- [REQUEST] Begin at the first line of the data and copy each line through the one containing "var fontFamily = 'Noto Sans CJK SC';", that line included, with no pictures.

- [DATA BLOCK]
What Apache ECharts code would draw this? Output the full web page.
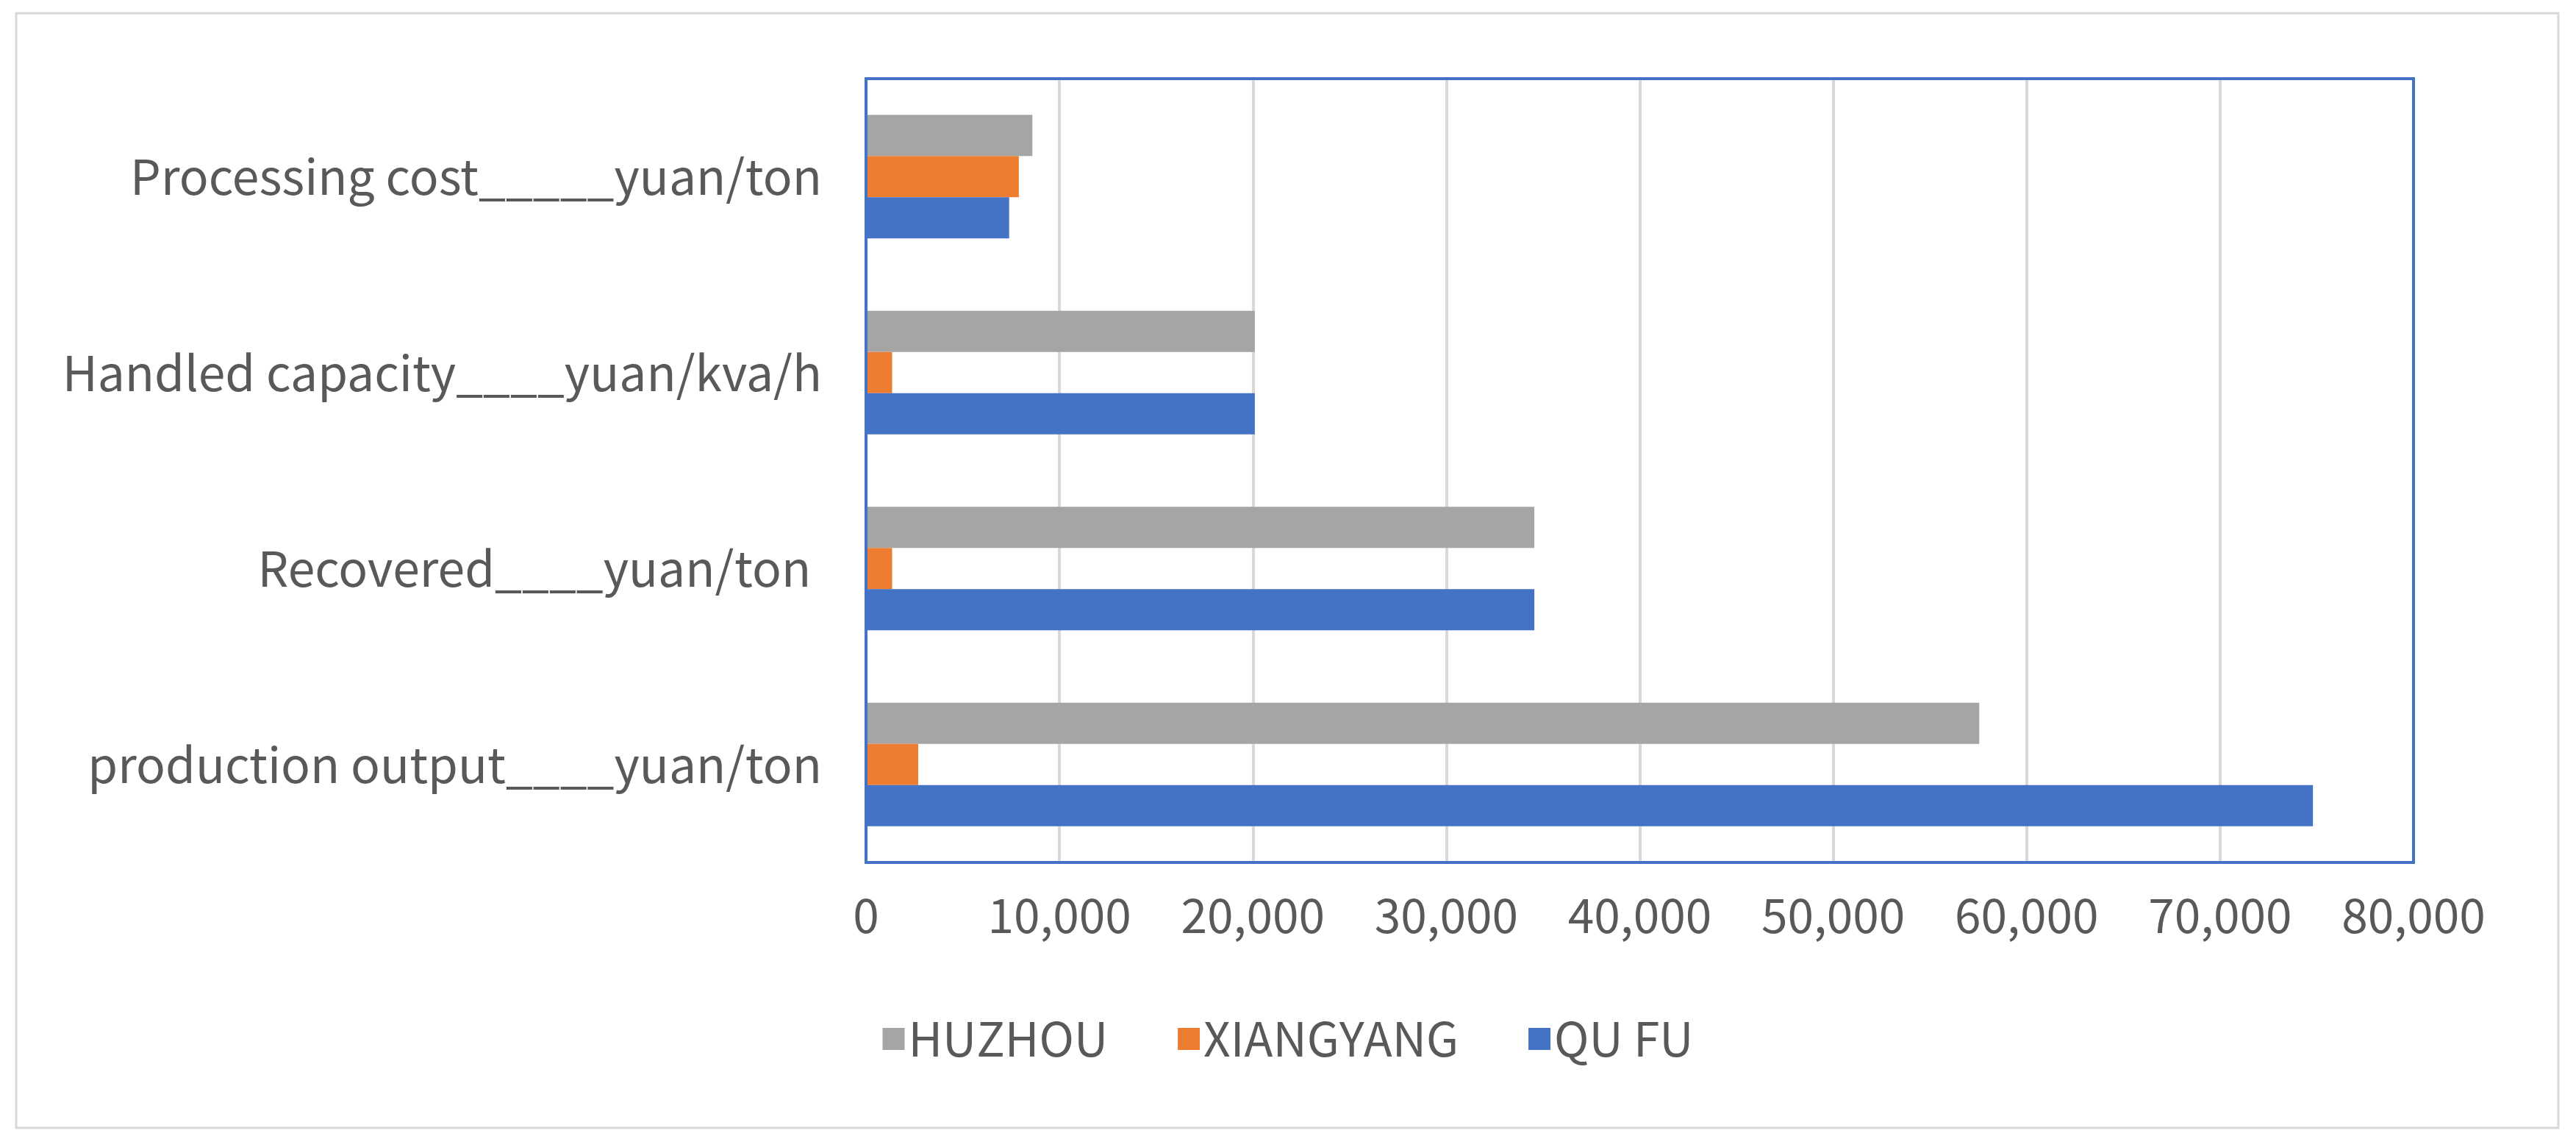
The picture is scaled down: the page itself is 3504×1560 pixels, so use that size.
<!DOCTYPE html>
<html>
<head>
<meta charset="utf-8">
<script src="https://cdn.jsdelivr.net/npm/echarts@6/dist/echarts.min.js"></script>
<style>
html,body{margin:0;padding:0;background:#fff;}
#main{width:3504px;height:1560px;}
</style>
</head>
<body>
<div id="main"></div>
<script>
var categories = ['production output____yuan/ton', 'Recovered____yuan/ton ', 'Handled capacity____yuan/kva/h', 'Processing cost_____yuan/ton'];
var quFu = [74800, 34550, 20100, 7400];
var xiangyang = [2700, 1350, 1350, 7900];
var huzhou = [57550, 34550, 20100, 8600];
var legendOrder = ['HUZHOU', 'XIANGYANG', 'QU FU'];

var textColor = '#595959';
var fontFamily = 'Noto Sans CJK SC';

var chart = echarts.init(document.getElementById('main'));
chart.setOption({
    animation: false,
    textStyle: {fontFamily: fontFamily},
    graphic: [{
        type: 'rect',
        shape: {x: 22, y: 18, width: 3458, height: 1516},
        style: {fill: 'none', stroke: '#d9d9d9', lineWidth: 3}
    }, {
        // 绘图区蓝色边框
        type: 'rect',
        shape: {x: 1178, y: 107, width: 2105, height: 1066},
        style: {fill: 'none', stroke: '#4472C4', lineWidth: 4},
        z: 10
    }],
    legend: {
        data: legendOrder,
        bottom: 110,
        left: 'center',
        itemWidth: 30,
        itemHeight: 30,
        itemGap: 95,
        icon: 'rect',
        textStyle: {fontSize: 64, color: textColor, fontFamily: fontFamily}
    },
    grid: {left: 1178, right: 221, top: 107, bottom: 387},
    xAxis: {
        type: 'value',
        min: 0, max: 80000, interval: 10000,
        axisLabel: {
            fontSize: 64, color: textColor, margin: 40,
            formatter: function (v) { return v.toLocaleString('en-US'); }
        },
        splitLine: {lineStyle: {color: '#d9d9d9', width: 4}},
        axisLine: {show: false},
        axisTick: {show: false}
    },
    yAxis: {
        type: 'category',
        data: categories,
        axisLabel: {fontSize: 66, color: textColor, margin: 60},
        axisLine: {lineStyle: {color: '#d9d9d9', width: 3}},
        axisTick: {show: false}
    },
    series: [
        {name: 'HUZHOU', type: 'bar', data: huzhou, itemStyle: {color: '#A5A5A5'}, barGap: '0%', barCategoryGap: '37%'},
        {name: 'XIANGYANG', type: 'bar', data: xiangyang, itemStyle: {color: '#ED7D31'}},
        {name: 'QU FU', type: 'bar', data: quFu, itemStyle: {color: '#4472C4'}}
    ]
});
</script>
</body>
</html>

- [REPLY]
What Apache ECharts code would draw this? Output the full web page.
The picture is scaled down: the page itself is 3504×1560 pixels, so use that size.
<!DOCTYPE html>
<html>
<head>
<meta charset="utf-8">
<script src="https://cdn.jsdelivr.net/npm/echarts@6/dist/echarts.min.js"></script>
<style>
html,body{margin:0;padding:0;background:#fff;}
#main{width:3504px;height:1560px;}
</style>
</head>
<body>
<div id="main"></div>
<script>
var categories = ['production output____yuan/ton', 'Recovered____yuan/ton ', 'Handled capacity____yuan/kva/h', 'Processing cost_____yuan/ton'];
var quFu = [74800, 34550, 20100, 7400];
var xiangyang = [2700, 1350, 1350, 7900];
var huzhou = [57550, 34550, 20100, 8600];
var legendOrder = ['HUZHOU', 'XIANGYANG', 'QU FU'];

var textColor = '#595959';
var fontFamily = 'Noto Sans CJK SC';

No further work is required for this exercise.